The Breakfast Table

Al Gore Veep-O-Rama

Erik:

What do I really think of George W. Bush? Do I have to? Hmmph. Let me dodge the question for a few seconds while I chew on the idea of Panetta like pancetta.

I don’t doubt your source’s reliability, and I don’t begrudge your wife her enthusiasm, but it ain’t gonna happen. What does Gore get by picking Panetta as his running mate? California votes–which he should already have sewn up, or else this election is over. Budget hawks–but even if he put Phil Gramm on the ticket, he’d still get attacked as a tax-and-spender, so that hawk won’t fly. Italian Americans–yet while every vote counts, there are larger constituencies to which he can pander. The fact is, if he chooses Bob Rubin, he gets both budget hawks and, to be crassly simplistic, Jews, who comprise one of those aforementioned larger constituencies. If he chooses Dianne Feinstein, he gets California votes, women, and Jews (a threefer!). And so on. The issue for Gore at this point is still what, not whom; that is, he has to decide what he wants: a political pick or a gravitas pick. My street-corner analysis is that Bush’s selection of Cheney rachets up the need for at least nominal gravitas, so the youngsters are probably out. (Bye, bye, Bayh.)  But someone who is too overtly political, gravitas aside, allows the Republicans to spin the election as left vs. middle, which I’m afraid would be a fatal wound. So the old-time libs are probably out too. (Harkin, who goes there? Not you.) Rubin would be an interesting blend of base-coddling and statesmanship, plus his outsiderness would balance Gore’s insiderness. The same for Joe Lieberman, who’s an insider but an independent one–remember his speech chiding Clinton in the midst of the Lewinsky mess? For what it’s worth, as I said yesterday, my money’s still on Bob Graham, who helps Gore in Florida, where polls show an extremely tight race, and could step in and be president if a Buddhist temple should cave in at an extremely inopportune time. Still, I’m holding out hope for a more dramatic choice. Lately I find myself fantasizing about the unavailable (John Kennedy Jr.–don’t laugh), the too easily assailable (Henry Cisneros), the left-field options (hey, whatever happened to Andrew Young?), and the prospects in the farm system (Kathleen Kennedy Townsend, anyone?). Someone in my office even suggested Ann Richards. Now, that would be fun to watch.

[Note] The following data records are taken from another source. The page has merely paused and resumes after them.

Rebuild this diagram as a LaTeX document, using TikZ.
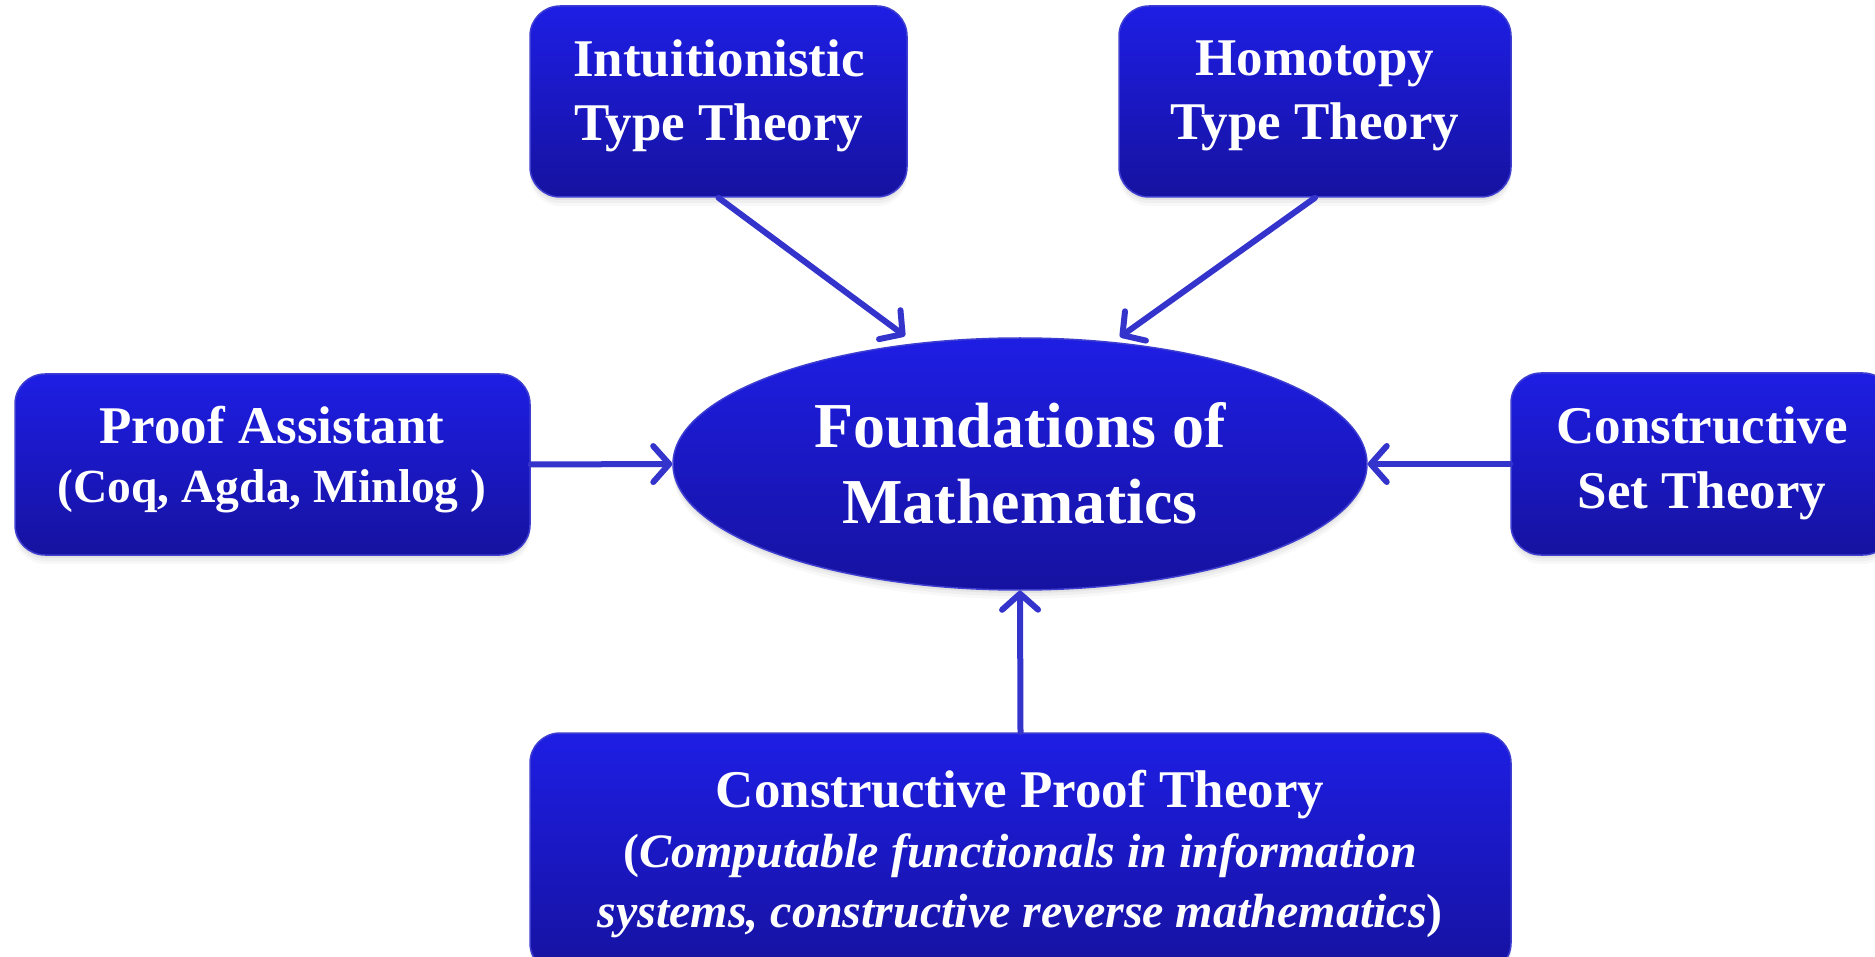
\documentclass[tikz,border=0pt]{standalone}
\usepackage{fontspec}
\setmainfont{Liberation Serif}
\usetikzlibrary{shapes.geometric,shadows,arrows.meta}
\definecolor{boxtop}{RGB}{30,30,228}
\definecolor{boxbot}{RGB}{22,18,160}
\definecolor{boxedge}{RGB}{62,62,208}
\definecolor{arrowblue}{RGB}{52,52,205}
\tikzset{
  softshadow/.style={
    drop shadow={opacity=0.10,shadow xshift=0pt,shadow yshift=-3pt},
    drop shadow={opacity=0.08,shadow xshift=0pt,shadow yshift=-6pt},
    drop shadow={opacity=0.05,shadow xshift=0pt,shadow yshift=-9pt}},
  bluebox/.style={rectangle, rounded corners=30pt, draw=boxedge, line width=1.5pt,
    top color=boxtop, bottom color=boxbot, softshadow, inner sep=0pt},
  blueell/.style={ellipse, draw=boxedge, line width=1.5pt,
    top color=boxtop, bottom color=boxbot, softshadow, inner sep=0pt},
  lbl/.style={text=white, align=center, inner sep=0pt},
  arr/.style={draw=arrowblue, line width=6pt, line cap=round,
    -{Straight Barb[length=16pt,width=36pt,line cap=round,line join=round]}}
}
\begin{document}
\begin{tikzpicture}[x=1pt,y=-1pt]
\useasboundingbox (0,0) rectangle (1875,957);
\clip (0,0) rectangle (1875,957);
\fill[white] (0,0) rectangle (1875,957);
% boxes
\node[bluebox, minimum width=377pt, minimum height=191pt] (itt) at (718.5,101.5) {};
\node[bluebox, minimum width=392pt, minimum height=191pt] (htt) at (1315,101.5) {};
\node[bluebox, minimum width=515pt, minimum height=181pt] (pa) at (272.5,464.5) {};
\node[bluebox, minimum width=382pt, minimum height=182pt] (cst) at (1702,464) {};
\node[bluebox, minimum width=981pt, minimum height=240pt] (cpt) at (1020.5,853) {};
\node[blueell, minimum width=694pt, minimum height=252pt] (fm) at (1020,464) {};
% texts
\node[lbl, font={\fontsize{53}{64}\selectfont\bfseries}] (itt-t) at (719,95.5) {Intuitionistic\\Type Theory};
\node[lbl, font={\fontsize{53}{64}\selectfont\bfseries}] (htt-t) at (1315,95.5) {Homotopy\\Type Theory};
\node[lbl, font={\fontsize{53}{59}\selectfont\bfseries}] (pa-t) at (272,460) {Proof Assistant\\{\fontsize{47.5}{59}\selectfont (Coq, Agda, Minlog )}};
\node[lbl, font={\fontsize{53}{65}\selectfont\bfseries}] (cst-t) at (1702,463) {Constructive\\Set Theory};
\node[lbl, font={\fontsize{64}{76}\selectfont\bfseries}] (fm-t) at (1020,463) {Foundations of\\Mathematics};
\node[lbl, font={\fontsize{48}{60}\selectfont\bfseries}] (cpt-t) at (1020,854) {{\fontsize{53}{60}\selectfont Constructive Proof Theory}\\(\textit{Computable functionals in information}\\\textit{systems, constructive reverse mathematics})};
% connectors
\coordinate (ittend) at (905,336);
\coordinate (httend) at (1120,337);
\draw[arr] (itt.south) -- (ittend);
\draw[arr] (htt.south) -- (httend);
\draw[arr] (pa.east) -- (fm.west);
\draw[arr] (cst.west) -- (fm.east);
\draw[arr] (cpt.north) -- (fm.south);
\end{tikzpicture}
\end{document}
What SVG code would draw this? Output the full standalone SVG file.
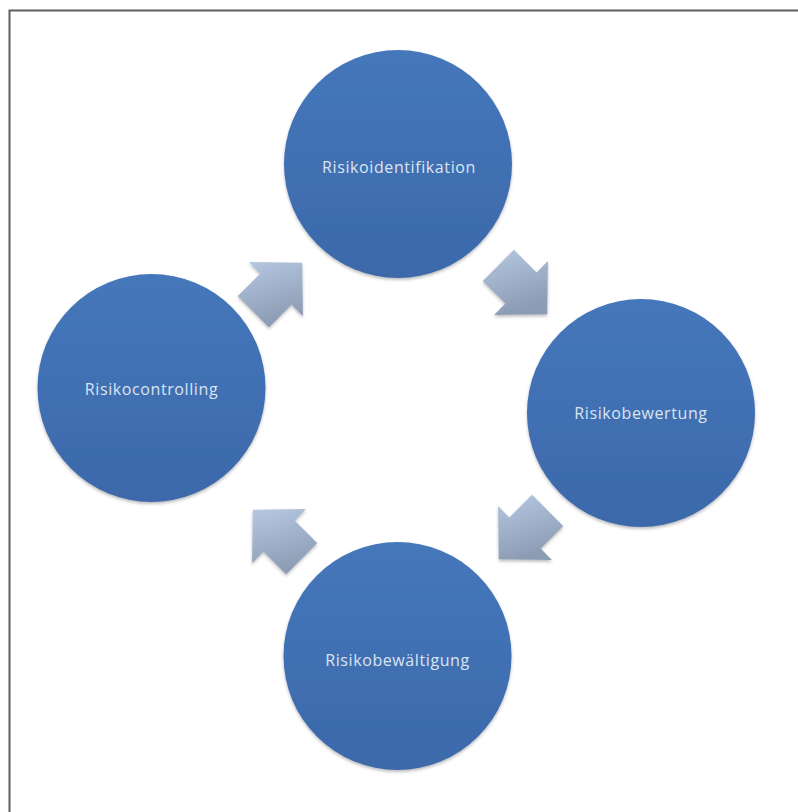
<svg xmlns="http://www.w3.org/2000/svg" width="798" height="812" viewBox="0 0 798 812">
  <defs>
    <linearGradient id="discFill" x1="0" y1="0" x2="0" y2="1">
      <stop offset="0" stop-color="#4577bb"/>
      <stop offset="1" stop-color="#3c69aa"/>
    </linearGradient>
    <linearGradient id="arrowFill" x1="0" y1="0" x2="0.3" y2="1">
      <stop offset="0" stop-color="#b6c8e2"/>
      <stop offset="1" stop-color="#8d9cb5"/>
    </linearGradient>
    <filter id="soft" x="-20%" y="-20%" width="140%" height="140%">
      <feDropShadow dx="0" dy="2" stdDeviation="1.6" flood-color="#404040" flood-opacity="0.35"/>
    </filter>
    <style>
      .disc { fill: url(#discFill); filter: url(#soft); }
      .arrow { fill: url(#arrowFill); filter: url(#soft); }
      .label { font-family: "Open Sans", "Liberation Sans", sans-serif; font-size: 16px; letter-spacing: 0.6px; fill: #dbe4f1; text-anchor: middle; dominant-baseline: central; }
      .frame { stroke: #5f5f5f; stroke-width: 2; fill: none; }
    </style>
  </defs>

  <rect width="798" height="812" fill="#ffffff"/>
  <path class="frame" d="M9.5 812 V10.5 H798"/>

  <!-- cycle arrows -->
  <g id="connectors">
    <polygon class="arrow" points="237.8,296.1 260.4,273.4 249.1,262.1 302.2,262.8 302.9,315.9 291.6,304.6 268.9,327.2"/>
    <polygon class="arrow" points="513.9,249.8 536.6,272.4 547.9,261.1 547.2,314.2 494.1,314.9 505.4,303.6 482.8,280.9"/>
    <polygon class="arrow" points="563.2,525.9 540.6,548.6 551.9,559.9 498.8,559.2 498.1,506.1 509.4,517.4 532.1,494.8"/>
    <polygon class="arrow" points="286.1,574.2 263.4,551.6 252.1,562.9 252.8,509.8 305.9,509.1 294.6,520.4 317.2,543.1"/>
  </g>

  <g id="node-identifikation">
    <circle class="disc" cx="398" cy="164" r="114"/>
    <text class="label" x="399" y="167">Risikoidentifikation</text>
  </g>
  <g id="node-bewertung">
    <circle class="disc" cx="641" cy="413" r="114"/>
    <text class="label" x="641" y="413">Risikobewertung</text>
  </g>
  <g id="node-bewaeltigung">
    <circle class="disc" cx="397.5" cy="656" r="114"/>
    <text class="label" x="397.5" y="660">Risikobewältigung</text>
  </g>
  <g id="node-controlling">
    <circle class="disc" cx="151.5" cy="388" r="114"/>
    <text class="label" x="151.5" y="389">Risikocontrolling</text>
  </g>
</svg>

All right, back to Bush. I’m in a bit of an awkward position here: My job demands that I remain aggressively neutral on the subject of the governor’s White House run except to say that I wish him good health and good luck, which I most certainly do, and that I hope Texas doesn’t take too bad a beating in the process. Without violating that rule, let me acknowledge, however, that he and I do not see eye to eye on a number of major issues, all predictable ones, and that if he were left to his own devices ideologically, which he cannot be as a candidate of the entire Republican Party, we’d probably have a bit of common ground. He’s been a competent governor–not fabulous, not a dud. His record in Texas is not quite as good as he says but not quite as bad as the Gore campaign says either. All that notwithstanding, he is one hell of a nice guy. The couple of times I’ve gotten to talk to him for any length of time I’ve found him to be engaging and funny; you simply can’t not like him. And Mrs. Bush is a genuinely warm, pleasant, nonpolitical person, which is how I think she came off in her speech last night. (Who would I rather be at dinner with–her or Hillary? No contest.) Both the New York Times and Slate observed that the ethnically diverse nature of last night’s program at the convention seemed forced, but anyone who spends any time in Austin knows that the Bushes’ embrace of inclusiveness is much more than an election-year pose.

And yet we’re voting for a president, not a pal. It’s about policy, not personality. As long I keep telling myself that over and over, I’ll be OK. Right?